Malaysia generates approximately 68.83 million tonnes of POME annually. If stored in open ponds, the released methane has 80 times the 20-year global warming potential of CO₂, creating both an environmental and energy misallocation problem.
Nasser calculates that a standard 60-ton-per-hour palm oil mill can produce roughly 140,000 MMBtu of energy per year. If refined to 98% pure Bio-LNG, it could sell for $26 per MMBtu in Singapore—the world’s largest bunkering hub.
If the opportunity is so great, why is investment slow? Nasser points to a core contradiction: distorted pricing.
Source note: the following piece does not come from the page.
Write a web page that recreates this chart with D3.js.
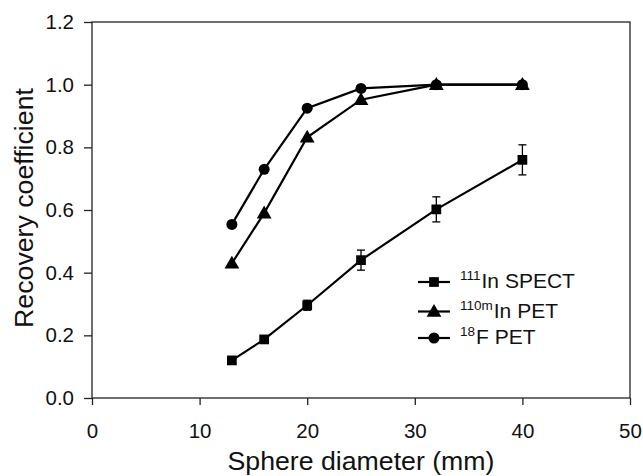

Price Cap: Domestic natural gas prices are capped at approximately RM38/MMBtu.
Mismatch in Value: High capital expenditure for refining technology cannot capture a “green premium” in the domestic market.
Low IRR: Lack of export price benchmarks makes it difficult for palm mills to justify the capital investment (Capex).
To break this bottleneck, Nasser proposes establishing a Biomethane Aggregation Framework under JS-SEZ.
This would allow certain export projects to bypass domestic price caps, enabling market-based export pricing. With Singapore’s shipping industry aggressively pursuing net-zero carbon, demand for low-carbon fuels like Bio-LNG is urgent. Johor is well-positioned geographically to become a regional energy export leader.
With trade barriers such as the EU’s Carbon Border Adjustment Mechanism (CBAM) approaching, decarbonization of the palm oil industry is no longer optional—it is a condition for survival.
“We have the raw materials, the technology, and international demand; what we lack is clear policy guidance,” Nasser stressed. If successfully transformed, Johor could lead the national energy transition roadmap (NETR) and turn “waste” into real wealth driving prosperity across the state, without relying on direct government funding.